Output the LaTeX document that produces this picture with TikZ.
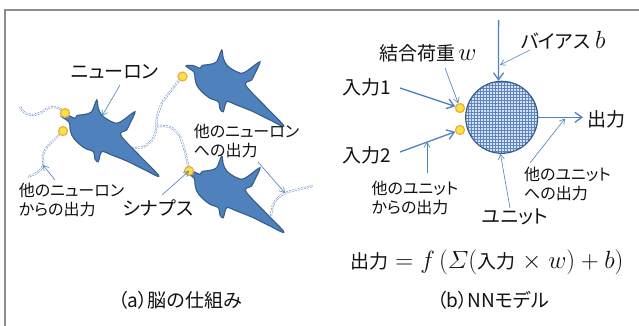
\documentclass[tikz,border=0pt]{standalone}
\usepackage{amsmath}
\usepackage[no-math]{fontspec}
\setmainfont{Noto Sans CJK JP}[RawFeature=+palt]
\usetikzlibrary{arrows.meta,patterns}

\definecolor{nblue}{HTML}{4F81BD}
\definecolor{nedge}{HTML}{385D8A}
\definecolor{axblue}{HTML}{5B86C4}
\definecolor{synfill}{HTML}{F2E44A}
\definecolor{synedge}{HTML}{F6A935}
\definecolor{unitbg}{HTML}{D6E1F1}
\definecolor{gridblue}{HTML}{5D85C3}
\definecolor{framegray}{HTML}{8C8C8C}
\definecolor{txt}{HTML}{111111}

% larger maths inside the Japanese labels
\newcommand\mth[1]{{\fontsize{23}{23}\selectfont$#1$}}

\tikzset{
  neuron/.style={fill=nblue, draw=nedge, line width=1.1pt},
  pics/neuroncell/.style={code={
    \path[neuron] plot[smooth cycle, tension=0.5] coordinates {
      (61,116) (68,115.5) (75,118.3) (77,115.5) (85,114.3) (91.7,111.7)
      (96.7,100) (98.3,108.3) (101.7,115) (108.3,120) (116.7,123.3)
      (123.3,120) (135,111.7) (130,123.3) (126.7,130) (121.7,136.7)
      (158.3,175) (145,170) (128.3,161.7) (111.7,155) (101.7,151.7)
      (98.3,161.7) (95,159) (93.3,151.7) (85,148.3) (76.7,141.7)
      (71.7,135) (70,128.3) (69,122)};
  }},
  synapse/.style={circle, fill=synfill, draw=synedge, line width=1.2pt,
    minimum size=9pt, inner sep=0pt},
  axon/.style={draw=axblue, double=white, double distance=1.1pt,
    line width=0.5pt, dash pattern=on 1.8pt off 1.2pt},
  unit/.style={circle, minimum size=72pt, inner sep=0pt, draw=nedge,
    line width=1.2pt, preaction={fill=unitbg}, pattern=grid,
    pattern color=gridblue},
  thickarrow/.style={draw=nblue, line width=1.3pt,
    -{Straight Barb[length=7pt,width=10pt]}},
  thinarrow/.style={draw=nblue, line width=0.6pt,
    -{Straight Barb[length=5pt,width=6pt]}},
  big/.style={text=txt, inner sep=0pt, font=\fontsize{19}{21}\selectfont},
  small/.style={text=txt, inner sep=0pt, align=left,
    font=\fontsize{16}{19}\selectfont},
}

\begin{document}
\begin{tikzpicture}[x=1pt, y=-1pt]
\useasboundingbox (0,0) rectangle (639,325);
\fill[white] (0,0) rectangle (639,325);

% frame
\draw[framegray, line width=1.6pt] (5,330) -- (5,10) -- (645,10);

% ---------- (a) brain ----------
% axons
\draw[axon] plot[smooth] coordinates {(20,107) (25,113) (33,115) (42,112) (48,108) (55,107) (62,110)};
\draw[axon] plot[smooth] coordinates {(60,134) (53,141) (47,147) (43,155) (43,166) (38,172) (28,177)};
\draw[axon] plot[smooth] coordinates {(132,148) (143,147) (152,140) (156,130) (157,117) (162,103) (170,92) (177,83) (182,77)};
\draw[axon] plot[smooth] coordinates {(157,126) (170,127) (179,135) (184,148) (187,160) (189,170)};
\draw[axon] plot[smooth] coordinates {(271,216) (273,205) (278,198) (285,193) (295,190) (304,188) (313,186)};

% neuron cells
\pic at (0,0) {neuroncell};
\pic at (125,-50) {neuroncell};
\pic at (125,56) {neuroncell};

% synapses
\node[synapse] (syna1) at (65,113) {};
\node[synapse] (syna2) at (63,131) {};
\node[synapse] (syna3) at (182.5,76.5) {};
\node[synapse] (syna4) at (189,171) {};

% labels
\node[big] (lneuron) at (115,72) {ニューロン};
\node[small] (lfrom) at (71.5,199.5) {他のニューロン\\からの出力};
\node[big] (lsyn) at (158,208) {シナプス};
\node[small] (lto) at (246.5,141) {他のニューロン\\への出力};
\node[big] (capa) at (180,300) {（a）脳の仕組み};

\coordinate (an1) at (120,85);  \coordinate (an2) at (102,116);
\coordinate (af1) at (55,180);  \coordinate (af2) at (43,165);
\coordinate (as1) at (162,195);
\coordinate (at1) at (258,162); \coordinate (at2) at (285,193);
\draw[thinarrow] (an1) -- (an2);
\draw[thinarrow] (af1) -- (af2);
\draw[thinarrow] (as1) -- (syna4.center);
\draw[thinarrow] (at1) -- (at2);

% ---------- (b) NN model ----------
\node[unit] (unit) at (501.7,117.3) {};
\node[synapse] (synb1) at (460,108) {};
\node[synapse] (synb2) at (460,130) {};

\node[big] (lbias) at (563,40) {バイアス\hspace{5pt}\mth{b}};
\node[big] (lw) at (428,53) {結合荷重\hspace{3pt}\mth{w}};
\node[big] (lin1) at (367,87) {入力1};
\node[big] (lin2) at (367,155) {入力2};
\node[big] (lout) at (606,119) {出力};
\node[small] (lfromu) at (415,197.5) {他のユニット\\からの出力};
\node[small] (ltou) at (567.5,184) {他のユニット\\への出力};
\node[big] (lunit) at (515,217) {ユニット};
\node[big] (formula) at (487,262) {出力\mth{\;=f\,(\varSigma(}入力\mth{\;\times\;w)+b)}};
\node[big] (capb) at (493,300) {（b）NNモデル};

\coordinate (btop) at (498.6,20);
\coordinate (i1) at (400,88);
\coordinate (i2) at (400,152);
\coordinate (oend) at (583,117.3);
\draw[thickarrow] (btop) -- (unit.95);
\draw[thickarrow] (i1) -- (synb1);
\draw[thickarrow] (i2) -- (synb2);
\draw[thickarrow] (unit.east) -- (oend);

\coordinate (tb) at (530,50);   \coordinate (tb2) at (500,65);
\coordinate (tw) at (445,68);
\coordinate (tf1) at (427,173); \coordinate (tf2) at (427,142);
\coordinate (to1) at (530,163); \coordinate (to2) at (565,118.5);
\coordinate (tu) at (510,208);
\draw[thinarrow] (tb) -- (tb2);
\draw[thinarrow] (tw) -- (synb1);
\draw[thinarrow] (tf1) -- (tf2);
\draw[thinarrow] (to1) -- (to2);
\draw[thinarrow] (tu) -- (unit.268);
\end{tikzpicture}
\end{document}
----
* _THE REQUEST_:
Reproduce the listing exactly. Leave its pictures out.

* _SOLVED EXERCISE_:
Output the LaTeX document that produces this picture with TikZ.
\documentclass[tikz,border=0pt]{standalone}
\usepackage{amsmath}
\usepackage[no-math]{fontspec}
\setmainfont{Noto Sans CJK JP}[RawFeature=+palt]
\usetikzlibrary{arrows.meta,patterns}

\definecolor{nblue}{HTML}{4F81BD}
\definecolor{nedge}{HTML}{385D8A}
\definecolor{axblue}{HTML}{5B86C4}
\definecolor{synfill}{HTML}{F2E44A}
\definecolor{synedge}{HTML}{F6A935}
\definecolor{unitbg}{HTML}{D6E1F1}
\definecolor{gridblue}{HTML}{5D85C3}
\definecolor{framegray}{HTML}{8C8C8C}
\definecolor{txt}{HTML}{111111}

% larger maths inside the Japanese labels
\newcommand\mth[1]{{\fontsize{23}{23}\selectfont$#1$}}

\tikzset{
  neuron/.style={fill=nblue, draw=nedge, line width=1.1pt},
  pics/neuroncell/.style={code={
    \path[neuron] plot[smooth cycle, tension=0.5] coordinates {
      (61,116) (68,115.5) (75,118.3) (77,115.5) (85,114.3) (91.7,111.7)
      (96.7,100) (98.3,108.3) (101.7,115) (108.3,120) (116.7,123.3)
      (123.3,120) (135,111.7) (130,123.3) (126.7,130) (121.7,136.7)
      (158.3,175) (145,170) (128.3,161.7) (111.7,155) (101.7,151.7)
      (98.3,161.7) (95,159) (93.3,151.7) (85,148.3) (76.7,141.7)
      (71.7,135) (70,128.3) (69,122)};
  }},
  synapse/.style={circle, fill=synfill, draw=synedge, line width=1.2pt,
    minimum size=9pt, inner sep=0pt},
  axon/.style={draw=axblue, double=white, double distance=1.1pt,
    line width=0.5pt, dash pattern=on 1.8pt off 1.2pt},
  unit/.style={circle, minimum size=72pt, inner sep=0pt, draw=nedge,
    line width=1.2pt, preaction={fill=unitbg}, pattern=grid,
    pattern color=gridblue},
  thickarrow/.style={draw=nblue, line width=1.3pt,
    -{Straight Barb[length=7pt,width=10pt]}},
  thinarrow/.style={draw=nblue, line width=0.6pt,
    -{Straight Barb[length=5pt,width=6pt]}},
  big/.style={text=txt, inner sep=0pt, font=\fontsize{19}{21}\selectfont},
  small/.style={text=txt, inner sep=0pt, align=left,
    font=\fontsize{16}{19}\selectfont},
}

\begin{document}
\begin{tikzpicture}[x=1pt, y=-1pt]
\useasboundingbox (0,0) rectangle (639,325);
\fill[white] (0,0) rectangle (639,325);

% frame
\draw[framegray, line width=1.6pt] (5,330) -- (5,10) -- (645,10);

% ---------- (a) brain ----------
% axons
\draw[axon] plot[smooth] coordinates {(20,107) (25,113) (33,115) (42,112) (48,108) (55,107) (62,110)};
\draw[axon] plot[smooth] coordinates {(60,134) (53,141) (47,147) (43,155) (43,166) (38,172) (28,177)};
\draw[axon] plot[smooth] coordinates {(132,148) (143,147) (152,140) (156,130) (157,117) (162,103) (170,92) (177,83) (182,77)};
\draw[axon] plot[smooth] coordinates {(157,126) (170,127) (179,135) (184,148) (187,160) (189,170)};
\draw[axon] plot[smooth] coordinates {(271,216) (273,205) (278,198) (285,193) (295,190) (304,188) (313,186)};

% neuron cells
\pic at (0,0) {neuroncell};
\pic at (125,-50) {neuroncell};
\pic at (125,56) {neuroncell};

% synapses
\node[synapse] (syna1) at (65,113) {};
\node[synapse] (syna2) at (63,131) {};
\node[synapse] (syna3) at (182.5,76.5) {};
\node[synapse] (syna4) at (189,171) {};

% labels
\node[big] (lneuron) at (115,72) {ニューロン};
\node[small] (lfrom) at (71.5,199.5) {他のニューロン\\からの出力};
\node[big] (lsyn) at (158,208) {シナプス};
\node[small] (lto) at (246.5,141) {他のニューロン\\への出力};
\node[big] (capa) at (180,300) {（a）脳の仕組み};

\coordinate (an1) at (120,85);  \coordinate (an2) at (102,116);
\coordinate (af1) at (55,180);  \coordinate (af2) at (43,165);
\coordinate (as1) at (162,195);
\coordinate (at1) at (258,162); \coordinate (at2) at (285,193);
\draw[thinarrow] (an1) -- (an2);
\draw[thinarrow] (af1) -- (af2);
\draw[thinarrow] (as1) -- (syna4.center);
\draw[thinarrow] (at1) -- (at2);

% ---------- (b) NN model ----------
\node[unit] (unit) at (501.7,117.3) {};
\node[synapse] (synb1) at (460,108) {};
\node[synapse] (synb2) at (460,130) {};

\node[big] (lbias) at (563,40) {バイアス\hspace{5pt}\mth{b}};
\node[big] (lw) at (428,53) {結合荷重\hspace{3pt}\mth{w}};
\node[big] (lin1) at (367,87) {入力1};
\node[big] (lin2) at (367,155) {入力2};
\node[big] (lout) at (606,119) {出力};
\node[small] (lfromu) at (415,197.5) {他のユニット\\からの出力};
\node[small] (ltou) at (567.5,184) {他のユニット\\への出力};
\node[big] (lunit) at (515,217) {ユニット};
\node[big] (formula) at (487,262) {出力\mth{\;=f\,(\varSigma(}入力\mth{\;\times\;w)+b)}};
\node[big] (capb) at (493,300) {（b）NNモデル};

\coordinate (btop) at (498.6,20);
\coordinate (i1) at (400,88);
\coordinate (i2) at (400,152);
\coordinate (oend) at (583,117.3);
\draw[thickarrow] (btop) -- (unit.95);
\draw[thickarrow] (i1) -- (synb1);
\draw[thickarrow] (i2) -- (synb2);
\draw[thickarrow] (unit.east) -- (oend);

\coordinate (tb) at (530,50);   \coordinate (tb2) at (500,65);
\coordinate (tw) at (445,68);
\coordinate (tf1) at (427,173); \coordinate (tf2) at (427,142);
\coordinate (to1) at (530,163); \coordinate (to2) at (565,118.5);
\coordinate (tu) at (510,208);
\draw[thinarrow] (tb) -- (tb2);
\draw[thinarrow] (tw) -- (synb1);
\draw[thinarrow] (tf1) -- (tf2);
\draw[thinarrow] (to1) -- (to2);
\draw[thinarrow] (tu) -- (unit.268);
\end{tikzpicture}
\end{document}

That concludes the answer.